When Reacher leads the 110th, you feel why they follow: competence, clarity, and a moral algorithm that prioritizes fairness over formality.


🫡 The 110th – Chemistry, Banter, and Tactical Rhythm

Season 2’s secret sauce is the team. The 110th’s rhythm—silent signals, fast role assignments, shared backstory—gives the season a different texture from the lone-wolf cadence of Season 1. We loved the competent banter: who takes overwatch, who runs the approach, who handles extraction. The camaraderie sharpens the action, turning brawls into orchestrations where timing matters as much as strength.

When the unit fractures under stress, the storytelling lands the emotional cost—even if one reconciliation resolves quicker than it should.

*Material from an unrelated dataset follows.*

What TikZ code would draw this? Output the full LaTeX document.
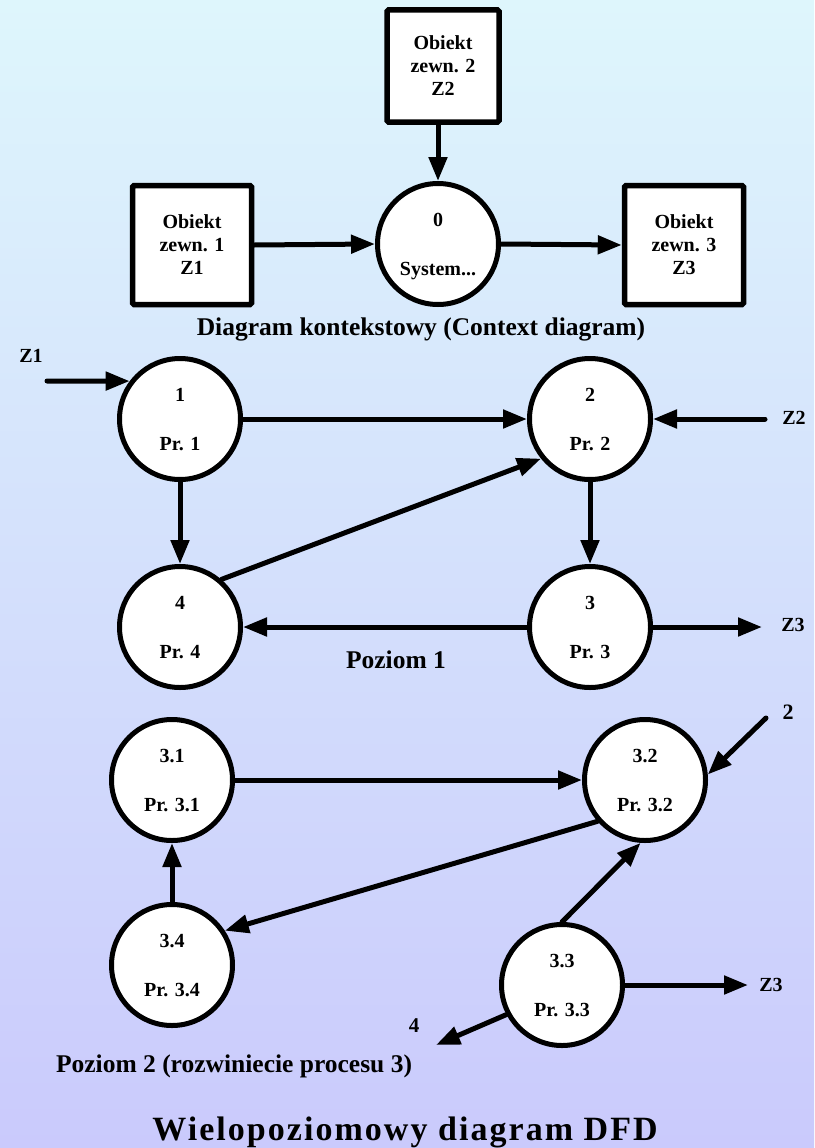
\documentclass[tikz,border=0pt]{standalone}
\usepackage{fontspec}
\setmainfont{Liberation Serif}
\usetikzlibrary{arrows.meta,calc}
\definecolor{bgtop}{RGB}{222,246,252}
\definecolor{bgbot}{RGB}{202,202,252}

% process bubble: circle with a number above and a name below
\newcommand\procnode[4]{%
  \node[proc] (#1) at (#2) {};
  \node[ptext] (#1n) at ($(#1)+(0,-18)$) {#3};
  \node[ptext] (#1t) at ($(#1)+(0,31)$) {#4};
}

\begin{document}
\begin{tikzpicture}[x=1pt,y=-1pt,
  flow/.style={line width=5pt, line cap=round, -{Triangle[length=24pt,width=18pt]}},
  extbox/.style={draw, line width=5.5pt, fill=white, rounded corners=1.5pt,
    minimum width=119pt, minimum height=119pt, inner sep=0pt, align=center,
    font=\fontsize{20}{23}\selectfont\bfseries},
  proc/.style={draw, circle, line width=5pt, fill=white, minimum size=121pt, inner sep=0pt},
  ptext/.style={anchor=base, inner sep=0pt, font=\fontsize{20}{24}\selectfont\bfseries},
  lbl/.style={inner sep=0pt, font=\fontsize{20}{24}\selectfont\bfseries},
  capt/.style={anchor=base, inner sep=0pt, font=\fontsize{25.5}{30}\selectfont\bfseries},
]
% background
\fill[top color=bgtop, bottom color=bgbot] (0,0) rectangle (814,1148);
\useasboundingbox (0,0) rectangle (814,1148);

% ---------- context diagram ----------
\node[extbox, minimum width=112pt, minimum height=112pt] (z2box) at (443,66) {Obiekt\\zewn. 2\\Z2};
\node[extbox] (z1box) at (192,245) {Obiekt\\zewn. 1\\Z1};
\node[extbox] (z3box) at (684,245) {Obiekt\\zewn. 3\\Z3};
\procnode{sys}{438,244}{0}{System...}

\draw[flow] (z1box.east) -- (sys.west);
\draw[flow] (sys.east) -- (z3box.west);
\draw[flow] (z2box.south -| sys.north) -- (sys.north);

\node[capt] (ctxcap) at (421,335) {Diagram kontekstowy (Context diagram)};

% ---------- level 1 ----------
\procnode{p1}{180,419}{1}{Pr. 1}
\procnode{p2}{590,419}{2}{Pr. 2}
\procnode{p4}{180,627}{4}{Pr. 4}
\procnode{p3}{590,627}{3}{Pr. 3}

\coordinate (z1in) at (47,381);
\coordinate (z2in) at (765,419);
\coordinate (z3out) at (762,627);
\node[lbl] (z1lbl) at (31,356) {Z1};
\node[lbl] (z2lbl) at (794,418) {Z2};
\node[lbl] (z3lbl) at (793,625) {Z3};

\draw[flow] (z1in) -- (p1.143);
\draw[flow] (p1.east) -- (p2.west);
\draw[flow] (z2in) -- (p2.east);
\draw[flow] (p1.south) -- (p4.north);
\draw[flow] (p4.49) -- (p2.219);
\draw[flow] (p2.south) -- (p3.north);
\draw[flow] (p3.west) -- (p4.east);
\draw[flow] (p3.east) -- (z3out);

\node[capt] (lvl1) at (396,668) {Poziom 1};

% ---------- level 2 ----------
\procnode{q1}{172,780}{3.1}{Pr. 3.1}
\procnode{q2}{645,780}{3.2}{Pr. 3.2}
\procnode{q4}{172,965}{3.4}{Pr. 3.4}
\procnode{q3}{562,985}{3.3}{Pr. 3.3}

\coordinate (in2) at (766,718);
\coordinate (out4) at (436,1045);
\coordinate (outz3) at (748,985);
\node[lbl, font=\fontsize{22}{26}\selectfont\bfseries] (in2lbl) at (788,712) {2};
\node[lbl, font=\fontsize{21}{26}\selectfont\bfseries] (out4lbl) at (414,1026) {4};
\node[lbl] (outz3lbl) at (771,985) {Z3};

\draw[flow] (q1.east) -- (q2.west);
\draw[flow] (q4.north) -- (q1.south);
\draw[flow] (q2.221) -- (q4.33);
\draw[flow] (q3.90) -- (q2.266);
\draw[flow] (q3.east) -- (outz3);
\draw[flow] (q3.208) -- (out4);
\draw[flow] (in2) -- (q2.5);

\node[capt] (lvl2) at (234,1072) {Poziom 2 (rozwiniecie procesu 3)};

% title
\node[capt, font=\fontsize{34}{40}\selectfont\bfseries\addfontfeature{LetterSpace=6}] (title) at (405,1140) {Wielopoziomowy diagram DFD};
\end{tikzpicture}
\end{document}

🧯 Action – Bruising but Legible

Reacher fights are short, decisive essays on leverage. Season 2 honors that grammar: preemptive strikes, joint control, broken balance, done. The camera stays steady, geography reads clearly, and sound design sells impact without wallowing. Gunfights obey sightlines and reloads; chases honor distance and terrain. We noticed a couple of midseason dust-ups that cut faster than Season 1’s best, but the finale returns to clean choreography that lets decisions drive outcomes.

Reacher - Season 2 (Blu-ray)

Add Season 2 to your physical collection.

Reacher - Season 2 (Blu-ray)

🧠 Adaptation Choices – Serving Screen Without Betraying Page

As with Season 1, the series trims and rearranges while preserving motivation. Some book detours compress into composite scenes; a few minor beats slide earlier to maintain TV momentum. The show resists twist-for-twist’s-sake and mostly plays fair with clues. It keeps the Lee Child ethos intact: problems solved by observation, leverage, and the willingness to do the necessary, not the polite.


🎬 Pacing – Hot Start, Hiccups, Strong Finish

The first episode is a statement of intent: clean hook, sharp tone, confident blocking. Episodes two through five mix investigation with measured violence; the season then experiences a mild sag where the board spreads and stakes feel anticipated more than felt. The last stretch tightens screws, pays off plantings, and delivers a satisfying showdown—if not quite the thunderclap of Season 1’s best crescendos.


👨‍👩‍👧 A Dad/Fan Perspective – Still Great Couple TV

We paused often to spot book echoes and argue tactics—perfect couple-binge behavior. The violence earns our 16+ guidance (intense, not gratuitous), and the show remains admirably clear about consequences. If you loved seeing the toothbrush-and-new-clothes detail honored in Season 1, you’ll smile again here. Even with pacing dips, the moments are plentiful and fun to share.


🧱 Where It Stumbles (A Bit)

  • A midseason subplot lands with less buildup than its payoff deserves.
  • Antagonist focus diffuses urgency for an episode or two.
  • Editing in a couple of fights leans choppier than Season 1’s crisp standard.

None of these break the season; they just notch it below the debut.


Pros

  • +Alan Ritchson remains the definitive, page-accurate Jack Reacher
  • +110th unit chemistry adds tactical depth and satisfying camaraderie
  • +Strong opening episode and a rallying endgame; action stays legible
  • +Faithful adaptation spirit—motivation and causality remain clear
  • +Plenty of fan-pleasing details and quotable, dry humor

Cons

  • Midseason pacing dip; antagonist focus spreads tension thin
  • One subplot resolves faster than its setup
  • Editing occasionally choppier than Season 1’s best

🔩 Conclusion

Reacher Season 2 is a solid, bruising adaptation of Bad Luck and Trouble: confident opener, satisfying team dynamics, and a lead who embodies the books. It’s not as relentlessly tight as Season 1, and a midseason lull keeps it a step down overall—but the highs land, the unit clicks, and the details fans care about are respected. We had fun, we argued tactics, and we’ll be back for more.